Chaque jour est une fête (Every Day is a Holiday)

Showing at the Toronto International Film Festival: Every Day is a Holiday, directed by Dima El-Horr

Synopsis from the TIFF website:

Road movies can range from popcorn entertainment to Michelangelo Antonioni. The genre is generous, which allows Dima El-Horr to invest her excursion with political nuance, existential heft and a specifically female point of view.

The film opens with an arresting sequence: a couple runs through a tunnel, backlit brightly. She calls out to him, but he keeps running. The police lead him away to prison. In the same tunnel, this one lover is now joined by dozens of other women, all carrying portraits of their imprisoned men.

From this brisk, symbolic opening, Every Day Is a Holiday begins a road trip from Beirut into the desert, toward Lebanon's men's prison. It starts on a bus, but soon events throw the women out into a landscape of parched rock, land mines and hot sun, where their common cause begins to conflict with competing decisions.

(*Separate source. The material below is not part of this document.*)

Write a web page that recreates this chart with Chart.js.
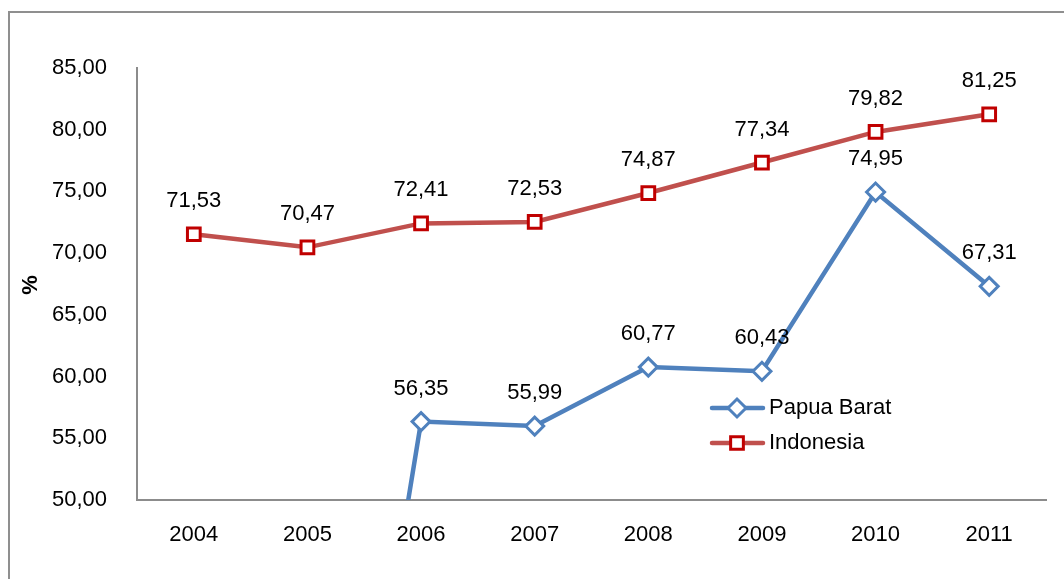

Anyone who knows Elia Suleiman's films about Palestine will recognize how El-Horr distills the harsh social realities of life amid war into stark, sometimes absurd scenes. Examining the artificial community created by three women whose men all happen to be prisoners, she explores tensions of class and politics in beautifully conceived set pieces. She also benefits from a cast that includes the superb Hiam Abbass.